Soon after the end of the First World War, psychologist Hermann Rorschach invented a psychological test based on the idea that people will project their unconscious drives onto an inkblot.
Ongoing debates over speculation, especially in the commodity markets, have much the same character. Such facts as are known present no unambiguous picture. Instead, they allow for a lot of projection.
On September 22 the Futures Industry Association, in a statement, congratulated the International Monetary Fund on its finding that speculators cannot be blamed for volatility in the commodity markets. Though the IMF did say much that can be so interpreted, its discussion of the issue in its latest “World Economic Outlook” is chiefly notable for its refusal to draw any conclusion more definite than that “research does not provide strong evidence that commodity market financialization has had obvious destabilizing effects.” (Italics added.)
The report makes for a thick 241-page pdf, and among the unfortunate trends it relates is the increase in the prices of food, along with other commodities, in emerging and developing economies.
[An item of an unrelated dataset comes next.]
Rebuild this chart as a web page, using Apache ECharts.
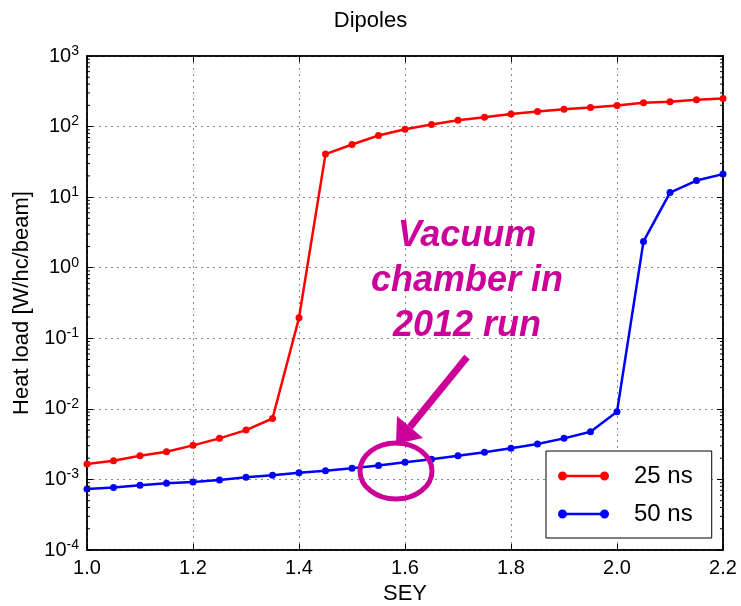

These price increases, the IMF notes in a somewhat gingerly expression, have “exacerbated social problems.”
So: what has caused higher prices? There are the obvious factors: bad harvests, high fertilizer costs, the use of some foods for the production of fuels, and so forth. But one factor the report considers at some length, in “Box 1.4” is the “financialization of commodity markets – that is, the greater role of noncommercial participants … in commodity derivative markets” with a resulting increase in trading volume both of the physical commodities and on the derivatives.
It is certainly true that there has been an increase in speculative (or “noncommercial”) futures market positions, in the U.S. markets especially.
But why should financialization produce price increases? The IMF cites two possible mechanisms. First, long-only investors may have crowded into derivative markets, putting upward pressure on futures prices, which pressure in turn (through arbitrage opportunities) has translated into upward pressure on the prices of the physical commodities. Second, indexing-based investment strategies might have led to a lot of noise trading, increasing demand for the whole set of futures encompassed by a particular index, with the same consequences.
Is there actual evidence that either of these mechanisms is at work? If noise trading had become more important over time, one would expect an increase in volatility. Yet the IMF staff writes, “There is no general evidence of increased commodity price volatility since the onset of financialization in the early 2000.” It offers a chart to make this clear, sourced to Bloomberg Financial, as well as to the IMF staff’s own calculations. The chart shows that commodity price volatility has remained roughly flat since 1900, in foods, metals, and crude oil, as well as in a broad energy price index.
The report takes note of the argument that financialization might be a good thing, because it increases liquidity in these markets and that should improve price discovery and lower volatility. But its authors can’t find any solid empirical evidence to support that hypothesis either. If that were happening, they note, there should have been a reduction in price volatility over time. Just as there has been no increase, so there has been no reduction. Financialization may simply have been a wash.
Another way to test the theory that financialization has led to higher commodity and food prices is to look to the predictive power of futures. Whether because futures traders accurately predict underlying price moves, or because futures prices cause changes in the underlying price, or for some combination of both reasons, the one does tend to predict the other. But how reliable is this? The IMF staff postulates that if bull markets involve “price overshooting driven by the herd behavior of uninformed long-only investors,” the predictive value of futures prices would work best during downward moves, and deteriorate during the upward phase of the cycle. Yet in fact this predictive power does not vary as between up and down moves.
The bottom line is that there is no bottom line. “[R]ecent research does not rule out spot price effects of commodity market financialization,” the IMF said, but it has uncovered no “smoking gun for obvious price misalignments or destabilizing effects due to financial speculation.”